Председатель Комиссии академик Б. Комаров.
Ученый Секретарь профессор П. Виттенбург.

 

Предисловие.

I
     Комиссия Академии Наук СССР по изучению Якутской АСС Республики, в стремлении к наивозможно широкому и полному освещению Якутского края с его скрытыми богатствами и с таящимися в его разноплеменном населении задатками, ввела в круг своих задач не только организацию новых экспедиций, но и воскрешение для науки тех материалов, которые в разное время уже были собраны отдельными исследователями или даже целыми экспедициями, но, в силу разного рода неблагоприятных условий, доныне тлели и покрывались пылью в портфелях частных лиц и в архивах научных учреждений. Недостаток средств для опубликования этих давних работ, а пожалуй и недостаток живого интереса к далекой и угрюмой окраине, обе эти причины вместе вели к тому, что многим работам грозило забвение. А между тем, помимо того, что деятельность прежних экспедиций требовала в свое время огромного труда и доставила очень большой запас разного рода Фактических данных, нельзя не учитывать и того, что некоторые из не оглашенных и поныне материалов в настоящее время уже невосстановимые В особенности это можно сказать о данных этнографического характера. Поток событий, захлестывая все более и более самые дальние окраины нашей страны, быстро смывает старину и делает ее подчас уже непонятной для наших современников, тогда как многое из этой цепкой старины, исчезая с поверхности, в действительности лишь уходит в глубь и продолжает оказывать на весь строй жизненных отношений то или иное влияние. Всего сильнее проявляет свою жизненность обычно-правовой уклад народных понятий и навыков и народные порядки землепользования. Недостаточное знакомство с веками слагавшимися юридическими обычаями какой-либо народности и с историей ее общественных и земельных отношений в практике сегодняшнего дня могло бы повести ко многим печальным последствиям, а иногда и к неожиданностям. Это соображение побудило Комиссию по изучению Якутской Республики выделить из имевшихся в ее распоряжении этнографических материалов прежде всего данные о правовой жизни якутов, какой она сложилась к концу XIX века, то есть непосредственно перед началом нового периода в истории Якутии.
    Два с половиною века русского господства, разумеется, не могли пройти для юридической мысли туземного населения совершенно бесследно. Все народности края были вынуждены в продолжение этих веков не только подчиняться Фискальным требованиям власти, но и считаться со многими статьями общеимперского Свода Законов в разных случаях обыденной жизни, особенно — при торговых сношениях с русскими.
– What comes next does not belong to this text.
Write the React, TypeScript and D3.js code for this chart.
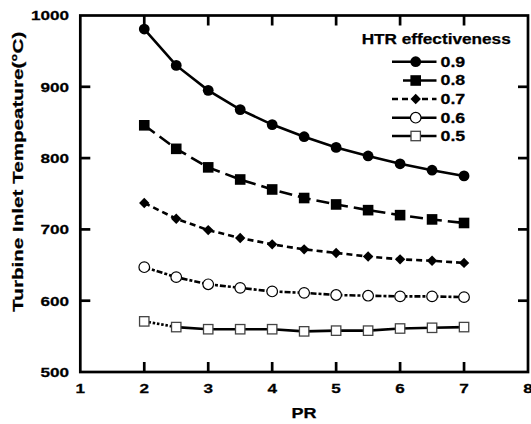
import React from "react";
import * as d3 from "d3";

const prValues = [2, 2.5, 3, 3.5, 4, 4.5, 5, 5.5, 6, 6.5, 7];
const eff09 = [981, 930, 895, 868, 847, 830, 815, 803, 792, 783, 775];
const eff08 = [846, 813, 787, 770, 756, 744, 735, 727, 720, 714, 709];
const eff07 = [737, 715, 699, 688, 679, 672, 667, 662, 658, 656, 653];
const eff06 = [647, 633, 623, 618, 613, 611, 608, 607, 606, 606, 605];
const eff05 = [571, 563, 560, 560, 560, 557, 558, 558, 561, 562, 563];
const seriesLabels = ["0.9", "0.8", "0.7", "0.6", "0.5"];
const xTicks = [1, 2, 3, 4, 5, 6, 7, 8];
const yTicks = [500, 600, 700, 800, 900, 1000];

const W = 531, H = 424;
const M = { left: 80.3, right: 528, top: 15.5, bottom: 372 };
const FONT = "'Liberation Sans', Arial, sans-serif";
const SX = 1.27;

type Style = { dash: string; marker: string };
const styles: Style[] = [
  { dash: "none", marker: "circle" },
  { dash: "13,6", marker: "square" },
  { dash: "6,4", marker: "diamond" },
  { dash: "6,2,3,2", marker: "ocircle" },
  { dash: "none", marker: "osquare" },
];

function Marker({ type, x, y }: { type: string; x: number; y: number }) {
  if (type === "circle") return <circle cx={x} cy={y} r={5.4} fill="#000" />;
  if (type === "square") return <rect x={x - 5.3} y={y - 5.3} width={10.6} height={10.6} fill="#000" />;
  if (type === "diamond")
    return <path d={`M${x},${y - 5.2}L${x + 5.2},${y}L${x},${y + 5.2}L${x - 5.2},${y}Z`} fill="#000" />;
  if (type === "ocircle") return <circle cx={x} cy={y} r={5.3} fill="#fff" stroke="#000" strokeWidth={1.2} />;
  return <rect x={x - 4.7} y={y - 4.7} width={9.4} height={9.4} fill="#fff" stroke="#444" strokeWidth={1.3} />;
}

function T({ x, y, size, anchor = "start", rotate = 0, len, children }: any) {
  const sx = len ? 1 : SX;
  return (
    <g transform={`translate(${x},${y}) rotate(${rotate}) scale(${sx},1)`}>
      <text x={0} y={0} fontFamily={FONT} fontWeight="bold" fontSize={size} textAnchor={anchor}
        dominantBaseline="central" stroke="#000" strokeWidth={0.25}
        textLength={len} lengthAdjust={len ? "spacingAndGlyphs" : undefined}>
        {children}
      </text>
    </g>
  );
}

export default function App() {
  const x = d3.scaleLinear().domain([1, 8]).range([M.left, M.right]);
  const y = d3.scaleLinear().domain([500, 1000]).range([M.bottom, M.top]);
  const all = [eff09, eff08, eff07, eff06, eff05];
  const line = d3
    .line<number>()
    .x((_, i) => x(prValues[i]))
    .y((d) => y(d));
  const lineIdx = d3
    .line<[number, number]>()
    .x((d) => x(d[0]))
    .y((d) => y(d[1]));

  const legX = 415.7;
  const legY = [61.7, 80.5, 99, 117.7, 136];

  return (
    <svg width={W} height={H} style={{ position: "absolute", left: 0, top: 0, background: "#fff" }}>
      {all.map((vals, si) => {
        const st = styles[si];
        if (si === 4) {
          const pts = prValues.map((p, i) => [p, vals[i]] as [number, number]);
          return (
            <g key={si}>
              <path d={lineIdx(pts.slice(0, 2)) || ""} fill="none" stroke="#000" strokeWidth={2.6} strokeDasharray="2.5,1.8" />
              <path d={lineIdx(pts.slice(1)) || ""} fill="none" stroke="#000" strokeWidth={2.6} />
            </g>
          );
        }
        return (
          <path key={si} d={line(vals) || ""} fill="none" stroke="#000" strokeWidth={2.6}
            strokeDasharray={st.dash === "none" ? undefined : st.dash} />
        );
      })}
      {all.map((vals, si) =>
        vals.map((v, i) => <Marker key={`${si}-${i}`} type={styles[si].marker} x={x(prValues[i])} y={y(v)} />)
      )}

      <rect x={M.left} y={M.top} width={M.right - M.left} height={M.bottom - M.top} fill="none" stroke="#000" strokeWidth={2.7} />
      {xTicks.slice(1, -1).map((t) => (
        <g key={`xt${t}`}>
          <line x1={x(t)} x2={x(t)} y1={M.bottom} y2={M.bottom - 10} stroke="#000" strokeWidth={2.7} />
          <line x1={x(t)} x2={x(t)} y1={M.top} y2={M.top + 10} stroke="#000" strokeWidth={2.7} />
        </g>
      ))}
      {yTicks.slice(1, -1).map((t) => (
        <g key={`yt${t}`}>
          <line x1={M.left} x2={M.left + 10} y1={y(t)} y2={y(t)} stroke="#000" strokeWidth={2.7} />
          <line x1={M.right} x2={M.right - 10} y1={y(t)} y2={y(t)} stroke="#000" strokeWidth={2.7} />
        </g>
      ))}

      {xTicks.map((t) => (
        <T key={`xl${t}`} x={x(t)} y={388} size={13.5} anchor="middle">{t}</T>
      ))}
      {yTicks.map((t) => (
        <T key={`yl${t}`} x={69} y={y(t)} size={13.5} anchor="end">{t}</T>
      ))}

      <T x={304} y={413} size={14} anchor="middle" len={25}>PR</T>
      <T x={17.5} y={171.7} size={15} anchor="middle" rotate={-90} len={280}>Turbine Inlet Tempeature(°C)</T>

      <T x={361.7} y={38.5} size={14} anchor="start" len={149}>HTR effectiveness</T>
      {seriesLabels.map((lab, si) => (
        <g key={`lg${si}`}>
          <line x1={si === 1 ? 403 : 392} x2={436.5} y1={legY[si]} y2={legY[si]} stroke="#000" strokeWidth={2.6}
            strokeDasharray={si === 2 ? "6,4" : undefined} />
          <Marker type={styles[si].marker} x={legX} y={legY[si]} />
          <T x={440.5} y={legY[si]} size={14}>{lab}</T>
        </g>
      ))}
    </svg>
  );
}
Уже одни такие Факты как появление в народном обиходе денег (ранее неизвестных), как возникновение спроса на некоторые виды наемного - труда и на некоторые местные продукты, не могли не оказать на весь строй народной жизни глубокого преобразующего влияния. Такие Факты часто вызывали необходимость заимствовать для новых житейских отношений готовые юридические нормы и готовые термины, которых местная жизнь не могла ранее выработать. Иные из этого рода заимствований к половине XIX века успели войти в жизнь якутского мира в такой мере, что сами якуты уже перестали отличать их от норм более древнего происхождения, вполне туземных и часто глубоко архаических. На семейном быте якутов и на связанных с семейными отношениями правовых понятиях, после Формального принятия якутами к началу XIX века христианства, не могла не оказать очень существенного влияния и новая, общеевропейская религия, с ее требованием единобрачия, находившим поддержку и в гражданском законе, которому необходимо стало подчиняться.
     Исконные начала якутского обычного права, слагавшиеся в века существования разрозненных племенных групп в условиях родового быта, постепенно переплетались в якутских наслегах и улусах с Формами, свойственными «сельскому обществу» русских крестьян; обычаи и обряды, возникшие первоначально на почве анимистического миросозерцания, в конце XIX века продолжали существовать бок о бок с идеями и нормами поведения, в более или менее искаженном виде достигшими до приалданских и притаттинских наслегов через ряд посредствующих звеньев от очень далеких первоисточников. И эта юридическая и бытовая амальгама не представляла собой чего-то окончательно застывшего и отлившегося в незыблемые Формы. Под давлением непрерывно изменявшейся жизненной обстановки народная мысль медленно, но неустанно работала и на протяжении каких-нибудь пятидесяти или семидесяти лет успевала вносить в общественную, семейную и частную жизнь якутов и в связанный с этим круг понятий новые элементы, нередко вступавшие с пережитками седой старины в довольно неожиданные сочетания. На пороге ХX века наслежный староста в разговорном языке якутов по традиции продолжал именоваться «князем», хотя его власть стала уже совсем не такой, какой была власть прежних «тойонов», которых и русские официально называли «князьцами». Венчание в церкви не устраняло в жизни крещеных «родовичей» уплаты за невесту калыма и сложного церемониала якутской свадьбы, проникнутого вполне языческим духом. Общинное землепользование уживалось в наслегах с наследственным владением сенокосными участками и со многими преимуществами в пользу наслежной знати.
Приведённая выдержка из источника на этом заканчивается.